Yesterday on the gopher-project mailing list, Wolfgang Faust gave a Gopher link to a streaming text file showing the current server time. Today, with his help, I have got video streaming over Gopher. In webcam streaming, Motion JPEG over HTTP is the defacto standard. The problem with Motion JPEG is that it is not actually a file format but a method of sending single JPEG frames over HTTP, one after another, as a MIME multipart document.

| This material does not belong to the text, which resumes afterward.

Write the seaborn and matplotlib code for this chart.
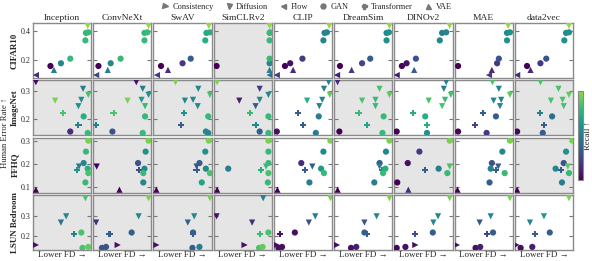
import numpy as np
import pandas as pd
import matplotlib
matplotlib.use("Agg")
import matplotlib.pyplot as plt
import seaborn as sns
from matplotlib.colors import ListedColormap, Normalize
from matplotlib.lines import Line2D
from matplotlib.cm import ScalarMappable

encoders = ["Inception", "ConvNeXt", "SwAV", "SimCLRv2", "CLIP", "DreamSim", "DINOv2", "MAE", "data2vec"]
datasets = ["CIFAR10", "ImageNet", "FFHQ", "LSUN Bedroom"]
model_types = ["Consistency", "Diffusion", "Flow", "GAN", "Transformer", "VAE"]

# ---------------- CIFAR10 ----------------
cifar_types = ["Flow", "GAN", "VAE", "GAN", "GAN", "GAN", "GAN", "GAN", "Diffusion"]
cifar_err = [0.093, 0.156, 0.129, 0.175, 0.207, 0.334, 0.386, 0.390, 0.434]
cifar_fd = [
    [0.05, 0.30, 0.36, 0.48, 0.64, 0.90, 0.91, 0.95, 0.94],
    [0.05, 0.09, 0.25, 0.30, 0.47, 0.88, 0.88, 0.93, 0.95],
    [0.06, 0.13, 0.25, 0.50, 0.64, 0.89, 0.91, 0.97, 0.95],
    [0.96, 0.05, 0.96, 0.96, 0.96, 0.96, 0.96, 0.97, 0.96],
    [0.05, 0.19, 0.33, 0.28, 0.49, 0.85, 0.87, 0.91, 0.95],
    [0.05, 0.10, 0.30, 0.48, 0.62, 0.90, 0.90, 0.94, 0.95],
    [0.04, 0.13, 0.34, 0.21, 0.37, 0.78, 0.82, 0.89, 0.95],
    [0.59, 0.06, 0.64, 0.73, 0.76, 0.90, 0.90, 0.95, 0.92],
    [0.04, 0.21, 0.27, 0.44, 0.54, 0.85, 0.88, 0.93, 0.93],
]
cifar_recall = [
    [0.15, 0.00, 0.50, 0.55, 0.80, 0.80, 0.78, 0.80, 1.00],
    [0.25, 0.00, 0.50, 0.55, 0.80, 0.80, 0.78, 0.80, 1.00],
    [0.20, 0.00, 0.15, 0.20, 0.35, 0.75, 0.72, 0.75, 1.00],
    [0.45, 0.00, 0.50, 0.55, 0.80, 0.80, 0.78, 0.80, 1.00],
    [0.20, 0.00, 0.15, 0.05, 0.20, 0.55, 0.50, 0.55, 1.00],
    [0.10, 0.00, 0.20, 0.25, 0.35, 0.60, 0.55, 0.60, 1.00],
    [0.10, 0.00, 0.35, 0.05, 0.30, 0.55, 0.50, 0.55, 1.00],
    [0.20, 0.00, 0.15, 0.20, 0.30, 0.60, 0.55, 0.60, 1.00],
    [0.15, 0.00, 0.15, 0.20, 0.30, 0.60, 0.55, 0.60, 1.00],
]
cifar_gray = [0, 0, 0, 1, 0, 0, 0, 0, 0]

# ---------------- ImageNet ----------------
imagenet_types = ["Diffusion"] * 6 + ["Transformer", "GAN", "Transformer", "GAN", "GAN"]
imagenet_err = [0.333, 0.309, 0.287, 0.266, 0.269, 0.246, 0.222, 0.209, 0.179, 0.154, 0.149]
imagenet_fd = [
    [0.05, 0.86, 0.95, 0.38, 0.83, 0.78, 0.52, 0.87, 0.78, 0.64, 0.94],
    [0.74, 0.85, 0.95, 0.59, 0.83, 0.89, 0.35, 0.89, 0.05, 0.33, 0.85],
    [0.38, 0.77, 0.97, 0.54, 0.68, 0.76, 0.52, 0.94, 0.47, 0.90, 0.94],
    [0.06, 0.79, 0.94, 0.44, 0.79, 0.72, 0.63, 0.94, 0.72, 0.79, 0.94],
    [0.94, 0.86, 0.96, 0.57, 0.83, 0.78, 0.42, 0.77, 0.50, 0.05, 0.72],
    [0.06, 0.78, 0.95, 0.48, 0.71, 0.71, 0.42, 0.85, 0.57, 0.09, 0.83],
    [0.89, 0.85, 0.97, 0.59, 0.87, 0.82, 0.32, 0.53, 0.56, 0.04, 0.56],
    [0.65, 0.76, 0.95, 0.67, 0.80, 0.78, 0.49, 0.71, 0.35, 0.06, 0.55],
    [0.44, 0.75, 0.93, 0.62, 0.82, 0.84, 0.43, 0.64, 0.50, 0.04, 0.48],
]
imagenet_recall = [
    [0.02, 0.50, 0.85, 0.95, 0.60, 0.60, 0.85, 0.75, 0.50, 0.15, 0.80],
    [0.05, 0.50, 0.60, 0.95, 0.65, 0.80, 0.85, 0.80, 0.50, 0.30, 0.80],
    [0.95, 0.55, 0.85, 0.55, 0.55, 0.55, 0.60, 0.80, 0.35, 0.55, 0.55],
    [0.95, 0.20, 0.55, 0.10, 0.55, 0.35, 0.80, 0.80, 0.55, 0.35, 0.80],
    [0.50, 0.50, 0.90, 0.75, 0.55, 0.55, 0.35, 0.50, 0.35, 0.05, 0.50],
    [0.15, 0.85, 0.90, 0.85, 0.80, 0.80, 0.80, 0.80, 0.70, 0.00, 0.80],
    [0.50, 0.50, 0.85, 0.85, 0.80, 0.85, 0.75, 0.75, 0.75, 0.00, 0.60],
    [0.85, 0.55, 0.90, 0.55, 0.55, 0.55, 0.35, 0.35, 0.25, 0.02, 0.20],
    [0.85, 0.85, 0.90, 0.85, 0.85, 0.85, 0.50, 0.45, 0.35, 0.02, 0.35],
]
imagenet_gray = [1, 1, 1, 1, 0, 1, 0, 0, 1]

# ---------------- FFHQ ----------------
ffhq_types = ["VAE", "GAN", "GAN", "GAN", "Diffusion", "Transformer", "GAN", "GAN", "GAN"]
ffhq_err = [0.090, 0.300, 0.253, 0.204, 0.189, 0.175, 0.180, 0.161, 0.121]
ffhq_fd = [
    [0.05, 0.95, 0.91, 0.87, 0.79, 0.75, 0.94, 0.95, 0.90],
    [0.45, 0.95, 0.90, 0.77, 0.06, 0.79, 0.88, 0.86, 0.86],
    [0.05, 0.95, 0.89, 0.79, 0.74, 0.74, 0.90, 0.97, 0.83],
    [0.06, 0.94, 0.94, 0.94, 0.90, 0.81, 0.25, 0.94, 0.93],
    [0.06, 0.97, 0.85, 0.47, 0.66, 0.53, 0.81, 0.86, 0.61],
    [0.06, 0.95, 0.89, 0.78, 0.78, 0.82, 0.88, 0.84, 0.69],
    [0.24, 0.95, 0.43, 0.23, 0.95, 0.53, 0.76, 0.91, 0.05],
    [0.05, 0.95, 0.82, 0.64, 0.75, 0.71, 0.62, 0.86, 0.60],
    [0.04, 0.99, 0.88, 0.84, 0.91, 0.79, 0.70, 0.93, 0.81],
]
ffhq_recall = [
    [0.00, 0.95, 0.80, 0.55, 0.50, 0.60, 0.75, 0.85, 0.80],
    [0.00, 0.95, 0.60, 0.30, 0.00, 0.30, 0.55, 0.80, 0.55],
    [0.00, 0.95, 0.60, 0.35, 0.30, 0.35, 0.55, 0.85, 0.70],
    [0.00, 0.95, 0.80, 0.80, 0.80, 0.75, 0.50, 0.85, 0.80],
    [0.00, 0.95, 0.55, 0.15, 0.35, 0.35, 0.65, 0.80, 0.50],
    [0.00, 0.95, 0.55, 0.35, 0.50, 0.50, 0.75, 0.80, 0.50],
    [0.15, 0.95, 0.20, 0.05, 0.85, 0.35, 0.50, 0.80, 0.00],
    [0.00, 0.95, 0.55, 0.30, 0.35, 0.35, 0.50, 0.80, 0.35],
    [0.00, 0.95, 0.60, 0.30, 0.90, 0.35, 0.55, 0.80, 0.50],
]
ffhq_gray = [1, 1, 1, 1, 0, 0, 1, 0, 1]

# ---------------- LSUN Bedroom ----------------
lsun_types = ["Diffusion", "Diffusion", "Diffusion", "Transformer", "GAN", "Consistency", "GAN", "GAN"]
lsun_err = [0.393, 0.300, 0.268, 0.210, 0.217, 0.153, 0.138, 0.143]
lsun_fd = [
    [0.90, 0.57, 0.48, 0.71, 0.83, 0.05, 0.85, 0.95],
    [0.95, 0.78, 0.05, 0.28, 0.66, 0.42, 0.15, 0.22],
    [0.97, 0.70, 0.59, 0.68, 0.68, 0.05, 0.67, 0.79],
    [0.85, 0.05, 0.66, 0.79, 0.94, 0.53, 0.78, 0.84],
    [0.97, 0.71, 0.60, 0.10, 0.36, 0.05, 0.08, 0.14],
    [0.95, 0.73, 0.52, 0.56, 0.52, 0.05, 0.29, 0.38],
    [0.95, 0.75, 0.67, 0.36, 0.66, 0.36, 0.04, 0.19],
    [0.95, 0.62, 0.43, 0.55, 0.66, 0.04, 0.36, 0.44],
    [0.93, 0.50, 0.26, 0.34, 0.60, 0.03, 0.10, 0.30],
]
lsun_recall = [
    [0.85, 0.55, 0.45, 0.50, 0.85, 0.05, 0.85, 0.90],
    [0.95, 0.55, 0.15, 0.35, 0.35, 0.05, 0.30, 0.30],
    [0.95, 0.55, 0.35, 0.35, 0.35, 0.05, 0.35, 0.50],
    [0.50, 0.05, 0.15, 0.80, 0.85, 0.05, 0.85, 0.90],
    [0.95, 0.50, 0.30, 0.05, 0.05, 0.05, 0.05, 0.05],
    [0.95, 0.55, 0.30, 0.35, 0.35, 0.05, 0.05, 0.10],
    [0.95, 0.55, 0.55, 0.30, 0.35, 0.05, 0.02, 0.05],
    [0.95, 0.55, 0.30, 0.25, 0.35, 0.05, 0.05, 0.10],
    [0.95, 0.65, 0.55, 0.35, 0.35, 0.05, 0.05, 0.10],
]
lsun_gray = [1, 1, 1, 1, 0, 0, 0, 0, 0]

rows = [
    (cifar_types, cifar_err, cifar_fd, cifar_recall, cifar_gray),
    (imagenet_types, imagenet_err, imagenet_fd, imagenet_recall, imagenet_gray),
    (ffhq_types, ffhq_err, ffhq_fd, ffhq_recall, ffhq_gray),
    (lsun_types, lsun_err, lsun_fd, lsun_recall, lsun_gray),
]
row_ylim = [(0.072, 0.455), (0.14, 0.34), (0.077, 0.313), (0.127, 0.41)]
row_yticks = [[0.2, 0.4], [0.2, 0.3], [0.1, 0.2, 0.3], [0.2, 0.3]]

markers = {"Consistency": ">", "Diffusion": "v", "Flow": "<", "GAN": "o",
           "Transformer": "P", "VAE": "^"}
cmap = ListedColormap(plt.get_cmap("viridis")(np.linspace(0.0, 0.84, 256)))

sns.set_theme(style="white")
plt.rcParams["font.family"] = ["Liberation Serif", "DejaVu Serif"]

fig, axes = plt.subplots(4, 9, figsize=(5.92, 2.61), dpi=100, sharey="row")
fig.subplots_adjust(left=0.0557, right=0.968, top=0.912, bottom=0.042,
                    wspace=0.034, hspace=0.04)

for r, (types, err, fd, rec, gray) in enumerate(rows):
    for c, enc in enumerate(encoders):
        ax = axes[r, c]
        df = pd.DataFrame({"fd": fd[c], "err": err, "recall": rec[c], "type": types})
        sns.scatterplot(data=df, x="fd", y="err", hue="recall", hue_norm=(0, 1),
                        palette=cmap, style="type", markers=markers, s=20,
                        linewidth=0, legend=False, ax=ax, zorder=3)
        ax.set_facecolor("#e5e5e5" if gray[c] else "white")
        ax.set_xlim(0, 1)
        ax.set_ylim(*row_ylim[r])
        ax.set_xticks([])
        ax.set_yticks(row_yticks[r])
        ax.tick_params(axis="y", direction="in", length=3, width=0.8, color="#777777",
                       left=True, right=True, labelsize=5.8, pad=1.5)
        for s in ax.spines.values():
            s.set_color("#8a8a8a")
            s.set_linewidth(1.0)
        if r == 0:
            ax.set_title(enc, fontsize=6.8, pad=2)
        if r == 3:
            ax.set_xlabel("Lower FD →", fontsize=6.5, labelpad=1)
        else:
            ax.set_xlabel("")
        if c == 0:
            ax.set_ylabel(datasets[r], fontsize=6.4, fontweight="bold")
            ax.yaxis.set_label_coords(-0.245, 0.5)
        else:
            ax.set_ylabel("")

cax = fig.add_axes([0.976, 0.31, 0.0084, 0.341])
sm = ScalarMappable(norm=Normalize(0, 1), cmap=cmap)
cb = fig.colorbar(sm, cax=cax)
cb.set_ticks([])
cb.set_label("Recall ↑", fontsize=6.2, labelpad=0.5)
cb.outline.set_edgecolor("#8a8a8a")
cb.outline.set_linewidth(0.8)

fig.text(0.0085, 0.49, "Human Error Rate ↑", rotation=90, va="center", ha="center",
         fontsize=6.2)

handles = [Line2D([], [], marker=markers[t], linestyle="", color="#777777",
                  markersize=3.6, label=t) for t in model_types]
fig.legend(handles=handles, loc="center", bbox_to_anchor=(0.517, 0.973), ncol=6,
           frameon=False, fontsize=6, handlelength=1.0, handletextpad=0.4,
           columnspacing=1.3, borderaxespad=0.0)

fig.savefig("out.png", dpi=100)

Gopher does however have an item type for GIF and GIF files can be animated. The solution therefore appeared to be to encode the video as an animated GIF and stream that.

#!/bin/sh

/usr/bin/ffmpeg -r 1 -s qvga -i http://localhost:8090/low.mjpeg \
    -pix_fmt rgb24 -f gif pipe:1 2>/dev/null

Above is the magic script that converts from a Motion JPEG stream into an animated GIF. Our Motion JPEG stream is produced by ffserver, a binary incuded with the ffmpeg distribution. By placing this into inetd it allows any application with access to the port it’s running on to start the transcoding of an animated GIF and stream the output.

Two examples of using this stream are:

  • PYG - for gopher using pygopherd
  • PHP - for HTTP using a webserver

I’ve requested the firewall rules on the Computing Society’s sandbox are modified to allow our Gopher server to see the webcam stream and as soon as they are, I’ll get the stream set up on our Gopher home page.